Material:
[Start]

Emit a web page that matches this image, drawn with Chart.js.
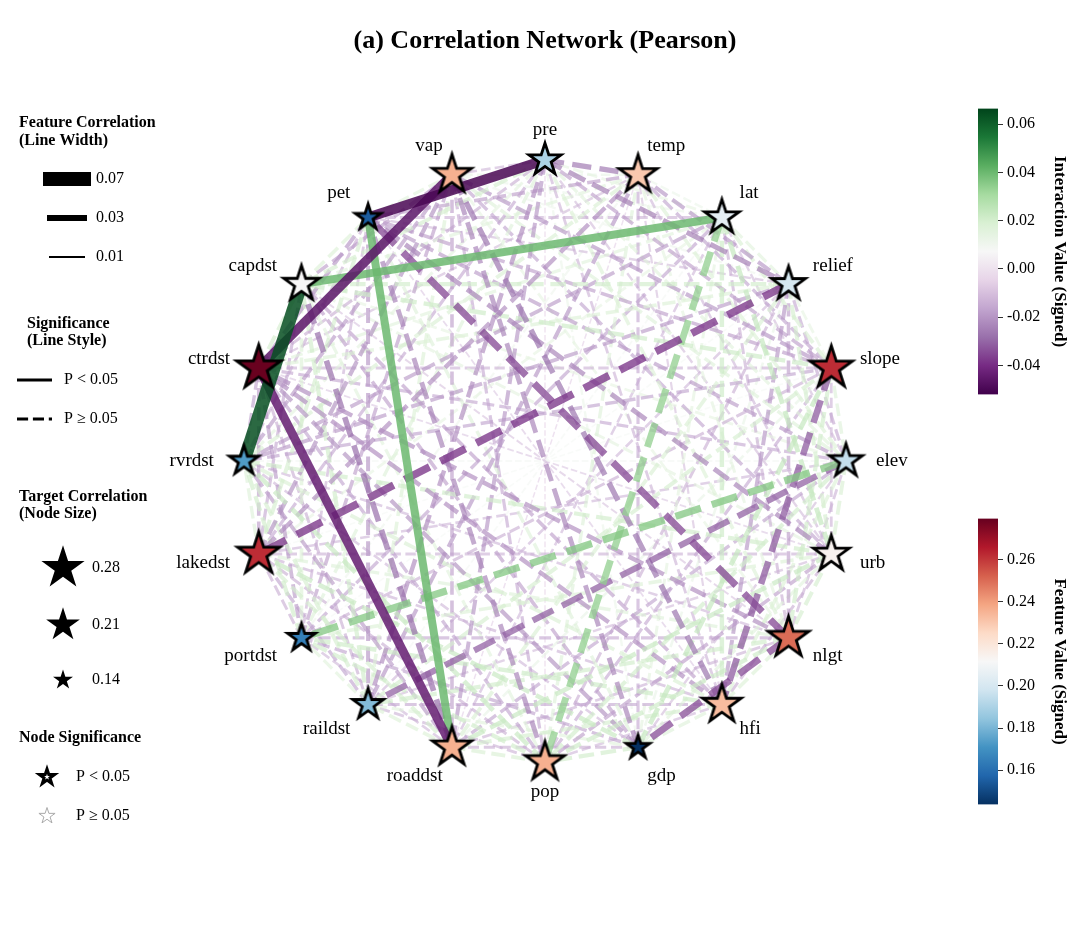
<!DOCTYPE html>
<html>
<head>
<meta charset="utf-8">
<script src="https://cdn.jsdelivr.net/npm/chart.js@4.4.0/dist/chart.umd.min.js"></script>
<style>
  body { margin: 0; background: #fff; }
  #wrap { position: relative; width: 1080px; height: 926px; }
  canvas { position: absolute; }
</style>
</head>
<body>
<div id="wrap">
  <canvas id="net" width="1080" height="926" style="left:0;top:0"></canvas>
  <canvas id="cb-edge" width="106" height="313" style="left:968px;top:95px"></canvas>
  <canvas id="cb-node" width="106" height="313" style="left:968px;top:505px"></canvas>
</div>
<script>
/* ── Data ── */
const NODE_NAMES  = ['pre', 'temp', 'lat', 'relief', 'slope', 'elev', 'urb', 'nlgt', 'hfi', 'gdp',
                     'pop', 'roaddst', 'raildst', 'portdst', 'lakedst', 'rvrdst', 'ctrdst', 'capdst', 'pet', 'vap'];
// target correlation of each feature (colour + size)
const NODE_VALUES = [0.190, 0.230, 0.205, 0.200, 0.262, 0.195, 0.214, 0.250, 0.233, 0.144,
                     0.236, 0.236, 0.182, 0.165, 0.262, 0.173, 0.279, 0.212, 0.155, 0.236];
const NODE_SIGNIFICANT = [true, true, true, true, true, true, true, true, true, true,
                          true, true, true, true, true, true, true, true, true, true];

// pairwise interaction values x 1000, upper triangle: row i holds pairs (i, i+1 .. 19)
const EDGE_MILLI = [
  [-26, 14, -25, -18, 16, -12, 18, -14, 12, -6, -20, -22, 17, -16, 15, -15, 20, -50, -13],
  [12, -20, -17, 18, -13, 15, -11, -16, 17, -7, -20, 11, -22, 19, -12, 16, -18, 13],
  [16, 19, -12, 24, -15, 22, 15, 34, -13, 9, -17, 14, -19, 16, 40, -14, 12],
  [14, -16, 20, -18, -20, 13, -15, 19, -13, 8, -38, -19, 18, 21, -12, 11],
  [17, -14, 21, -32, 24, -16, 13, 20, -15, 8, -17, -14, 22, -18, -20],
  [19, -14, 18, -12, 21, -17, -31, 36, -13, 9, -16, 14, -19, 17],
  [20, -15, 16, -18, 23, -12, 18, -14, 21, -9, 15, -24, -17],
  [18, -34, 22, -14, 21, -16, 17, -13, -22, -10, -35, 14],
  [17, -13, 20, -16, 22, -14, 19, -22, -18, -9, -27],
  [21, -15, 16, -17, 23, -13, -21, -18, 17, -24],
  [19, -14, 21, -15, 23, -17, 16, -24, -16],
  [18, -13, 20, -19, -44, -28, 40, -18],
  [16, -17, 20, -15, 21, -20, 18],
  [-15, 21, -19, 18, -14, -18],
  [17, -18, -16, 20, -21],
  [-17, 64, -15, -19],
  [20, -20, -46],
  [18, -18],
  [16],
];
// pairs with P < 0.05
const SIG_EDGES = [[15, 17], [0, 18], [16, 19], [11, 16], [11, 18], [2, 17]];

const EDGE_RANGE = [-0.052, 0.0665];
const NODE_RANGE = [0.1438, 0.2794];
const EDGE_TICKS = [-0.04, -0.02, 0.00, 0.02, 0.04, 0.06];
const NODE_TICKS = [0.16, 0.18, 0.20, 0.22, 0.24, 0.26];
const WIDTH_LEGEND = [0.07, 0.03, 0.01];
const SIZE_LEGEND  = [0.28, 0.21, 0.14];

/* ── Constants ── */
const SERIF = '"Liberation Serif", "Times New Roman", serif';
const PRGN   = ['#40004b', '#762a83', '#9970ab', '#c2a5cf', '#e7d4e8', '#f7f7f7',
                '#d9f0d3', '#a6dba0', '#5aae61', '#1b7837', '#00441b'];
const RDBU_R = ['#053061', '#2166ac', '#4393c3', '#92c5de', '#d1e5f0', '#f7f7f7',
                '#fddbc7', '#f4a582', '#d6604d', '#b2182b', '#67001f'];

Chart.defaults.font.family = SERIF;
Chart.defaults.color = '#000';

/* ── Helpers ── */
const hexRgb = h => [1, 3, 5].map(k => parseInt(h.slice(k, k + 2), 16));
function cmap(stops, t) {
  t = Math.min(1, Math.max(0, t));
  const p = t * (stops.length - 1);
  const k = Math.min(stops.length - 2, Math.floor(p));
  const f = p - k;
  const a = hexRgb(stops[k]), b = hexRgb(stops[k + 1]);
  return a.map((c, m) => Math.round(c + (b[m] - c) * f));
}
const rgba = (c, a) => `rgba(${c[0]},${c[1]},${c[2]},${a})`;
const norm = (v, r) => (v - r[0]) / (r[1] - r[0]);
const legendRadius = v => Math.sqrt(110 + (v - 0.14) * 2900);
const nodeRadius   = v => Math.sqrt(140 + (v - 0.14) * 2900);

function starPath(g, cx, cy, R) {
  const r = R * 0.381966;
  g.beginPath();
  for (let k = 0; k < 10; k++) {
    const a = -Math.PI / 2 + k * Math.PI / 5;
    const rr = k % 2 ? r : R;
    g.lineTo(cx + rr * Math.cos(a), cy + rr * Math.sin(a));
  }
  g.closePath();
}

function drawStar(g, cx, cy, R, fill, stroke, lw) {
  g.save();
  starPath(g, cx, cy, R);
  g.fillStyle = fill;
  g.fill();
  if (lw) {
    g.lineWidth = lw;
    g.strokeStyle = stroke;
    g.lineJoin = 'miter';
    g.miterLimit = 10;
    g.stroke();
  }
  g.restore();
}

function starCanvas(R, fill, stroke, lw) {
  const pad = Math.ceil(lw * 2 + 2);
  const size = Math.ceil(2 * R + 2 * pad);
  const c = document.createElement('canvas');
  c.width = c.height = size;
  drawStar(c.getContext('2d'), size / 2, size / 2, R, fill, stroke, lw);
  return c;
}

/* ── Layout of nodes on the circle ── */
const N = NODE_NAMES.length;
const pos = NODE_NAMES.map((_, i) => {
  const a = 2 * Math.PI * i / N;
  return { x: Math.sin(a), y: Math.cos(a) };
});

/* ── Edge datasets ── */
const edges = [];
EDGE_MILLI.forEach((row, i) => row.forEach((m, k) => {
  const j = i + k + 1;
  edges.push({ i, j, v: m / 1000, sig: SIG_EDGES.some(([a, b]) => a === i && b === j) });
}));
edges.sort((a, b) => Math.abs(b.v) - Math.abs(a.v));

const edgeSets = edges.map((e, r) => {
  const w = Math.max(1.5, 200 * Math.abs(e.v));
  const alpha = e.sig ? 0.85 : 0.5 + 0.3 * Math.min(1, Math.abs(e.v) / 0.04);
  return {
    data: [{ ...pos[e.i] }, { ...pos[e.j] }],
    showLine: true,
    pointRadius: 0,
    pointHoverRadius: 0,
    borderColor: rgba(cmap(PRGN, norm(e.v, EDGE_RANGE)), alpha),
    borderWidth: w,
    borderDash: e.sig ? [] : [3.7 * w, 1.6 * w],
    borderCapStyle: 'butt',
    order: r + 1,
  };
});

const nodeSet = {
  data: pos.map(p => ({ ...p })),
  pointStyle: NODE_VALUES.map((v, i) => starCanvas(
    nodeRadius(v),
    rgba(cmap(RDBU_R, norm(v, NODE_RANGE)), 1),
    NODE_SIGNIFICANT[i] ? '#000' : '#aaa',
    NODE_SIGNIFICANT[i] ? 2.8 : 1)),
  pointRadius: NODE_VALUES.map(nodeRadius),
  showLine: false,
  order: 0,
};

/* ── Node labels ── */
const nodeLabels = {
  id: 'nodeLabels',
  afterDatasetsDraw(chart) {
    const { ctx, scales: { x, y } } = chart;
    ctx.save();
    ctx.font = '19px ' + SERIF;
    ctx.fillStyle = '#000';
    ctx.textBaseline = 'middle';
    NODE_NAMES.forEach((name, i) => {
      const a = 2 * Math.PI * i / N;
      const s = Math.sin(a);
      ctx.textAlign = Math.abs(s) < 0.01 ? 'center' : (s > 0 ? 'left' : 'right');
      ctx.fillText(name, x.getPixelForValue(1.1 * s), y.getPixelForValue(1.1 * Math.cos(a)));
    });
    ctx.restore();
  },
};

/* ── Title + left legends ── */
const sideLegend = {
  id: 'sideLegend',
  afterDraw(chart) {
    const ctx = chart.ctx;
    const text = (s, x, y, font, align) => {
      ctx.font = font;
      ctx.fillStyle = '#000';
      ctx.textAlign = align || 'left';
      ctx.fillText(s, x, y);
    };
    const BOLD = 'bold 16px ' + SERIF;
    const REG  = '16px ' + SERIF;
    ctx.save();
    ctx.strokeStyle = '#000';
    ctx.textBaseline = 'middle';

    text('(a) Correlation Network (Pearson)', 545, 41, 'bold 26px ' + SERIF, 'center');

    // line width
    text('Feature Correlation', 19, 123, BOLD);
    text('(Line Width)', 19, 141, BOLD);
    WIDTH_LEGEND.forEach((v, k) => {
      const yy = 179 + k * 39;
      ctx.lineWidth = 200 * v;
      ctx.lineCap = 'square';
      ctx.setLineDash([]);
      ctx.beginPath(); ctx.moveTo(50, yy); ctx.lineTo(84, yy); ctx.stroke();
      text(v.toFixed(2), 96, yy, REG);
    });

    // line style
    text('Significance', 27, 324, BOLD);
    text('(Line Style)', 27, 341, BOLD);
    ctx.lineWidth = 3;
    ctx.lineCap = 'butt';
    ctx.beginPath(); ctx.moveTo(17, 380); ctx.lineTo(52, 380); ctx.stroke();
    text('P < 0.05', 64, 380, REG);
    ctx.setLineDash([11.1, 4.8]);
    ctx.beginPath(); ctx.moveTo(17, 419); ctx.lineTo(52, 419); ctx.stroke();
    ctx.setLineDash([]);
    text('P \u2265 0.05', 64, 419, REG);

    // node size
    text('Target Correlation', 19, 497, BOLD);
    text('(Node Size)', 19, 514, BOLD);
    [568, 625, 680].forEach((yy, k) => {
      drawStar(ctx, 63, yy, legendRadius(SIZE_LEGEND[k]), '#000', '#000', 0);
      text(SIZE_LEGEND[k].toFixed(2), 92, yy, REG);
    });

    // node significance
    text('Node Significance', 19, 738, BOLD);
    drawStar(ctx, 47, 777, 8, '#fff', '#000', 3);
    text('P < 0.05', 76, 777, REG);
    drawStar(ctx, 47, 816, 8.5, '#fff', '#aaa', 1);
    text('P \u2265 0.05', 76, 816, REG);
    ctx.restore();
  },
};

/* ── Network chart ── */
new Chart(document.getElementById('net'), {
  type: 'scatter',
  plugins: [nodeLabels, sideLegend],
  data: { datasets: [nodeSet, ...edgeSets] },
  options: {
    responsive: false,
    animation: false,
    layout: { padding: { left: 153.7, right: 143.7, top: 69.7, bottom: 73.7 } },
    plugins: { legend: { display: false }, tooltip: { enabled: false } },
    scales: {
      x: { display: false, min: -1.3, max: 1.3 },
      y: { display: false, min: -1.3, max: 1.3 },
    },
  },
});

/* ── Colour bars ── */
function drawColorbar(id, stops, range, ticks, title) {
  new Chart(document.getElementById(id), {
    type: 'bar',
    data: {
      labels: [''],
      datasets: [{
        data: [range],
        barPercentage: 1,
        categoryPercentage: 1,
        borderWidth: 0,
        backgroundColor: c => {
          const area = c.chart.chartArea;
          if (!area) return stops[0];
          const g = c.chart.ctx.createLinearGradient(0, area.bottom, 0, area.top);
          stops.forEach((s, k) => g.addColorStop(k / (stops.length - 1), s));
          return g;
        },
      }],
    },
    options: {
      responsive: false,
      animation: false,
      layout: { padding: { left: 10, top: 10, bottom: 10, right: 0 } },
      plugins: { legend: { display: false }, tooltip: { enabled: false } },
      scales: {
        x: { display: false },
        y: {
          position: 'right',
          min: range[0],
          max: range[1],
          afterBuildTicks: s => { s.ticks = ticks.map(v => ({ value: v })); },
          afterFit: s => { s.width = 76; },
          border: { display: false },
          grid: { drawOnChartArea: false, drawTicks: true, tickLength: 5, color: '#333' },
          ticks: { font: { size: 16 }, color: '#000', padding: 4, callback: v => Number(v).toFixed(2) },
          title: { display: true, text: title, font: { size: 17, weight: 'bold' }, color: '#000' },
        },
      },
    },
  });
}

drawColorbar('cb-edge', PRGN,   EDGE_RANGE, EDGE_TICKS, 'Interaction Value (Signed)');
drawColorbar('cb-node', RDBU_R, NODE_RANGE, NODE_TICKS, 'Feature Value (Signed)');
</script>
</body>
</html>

[End]

Written exercise: From the first line above down to the line with "true, true, true, true, true, true, true, true, true, true];", reproduce every line and no others, omitting pictures.

Output for this exercise:
Emit a web page that matches this image, drawn with Chart.js.
<!DOCTYPE html>
<html>
<head>
<meta charset="utf-8">
<script src="https://cdn.jsdelivr.net/npm/chart.js@4.4.0/dist/chart.umd.min.js"></script>
<style>
  body { margin: 0; background: #fff; }
  #wrap { position: relative; width: 1080px; height: 926px; }
  canvas { position: absolute; }
</style>
</head>
<body>
<div id="wrap">
  <canvas id="net" width="1080" height="926" style="left:0;top:0"></canvas>
  <canvas id="cb-edge" width="106" height="313" style="left:968px;top:95px"></canvas>
  <canvas id="cb-node" width="106" height="313" style="left:968px;top:505px"></canvas>
</div>
<script>
/* ── Data ── */
const NODE_NAMES  = ['pre', 'temp', 'lat', 'relief', 'slope', 'elev', 'urb', 'nlgt', 'hfi', 'gdp',
                     'pop', 'roaddst', 'raildst', 'portdst', 'lakedst', 'rvrdst', 'ctrdst', 'capdst', 'pet', 'vap'];
// target correlation of each feature (colour + size)
const NODE_VALUES = [0.190, 0.230, 0.205, 0.200, 0.262, 0.195, 0.214, 0.250, 0.233, 0.144,
                     0.236, 0.236, 0.182, 0.165, 0.262, 0.173, 0.279, 0.212, 0.155, 0.236];
const NODE_SIGNIFICANT = [true, true, true, true, true, true, true, true, true, true,
                          true, true, true, true, true, true, true, true, true, true];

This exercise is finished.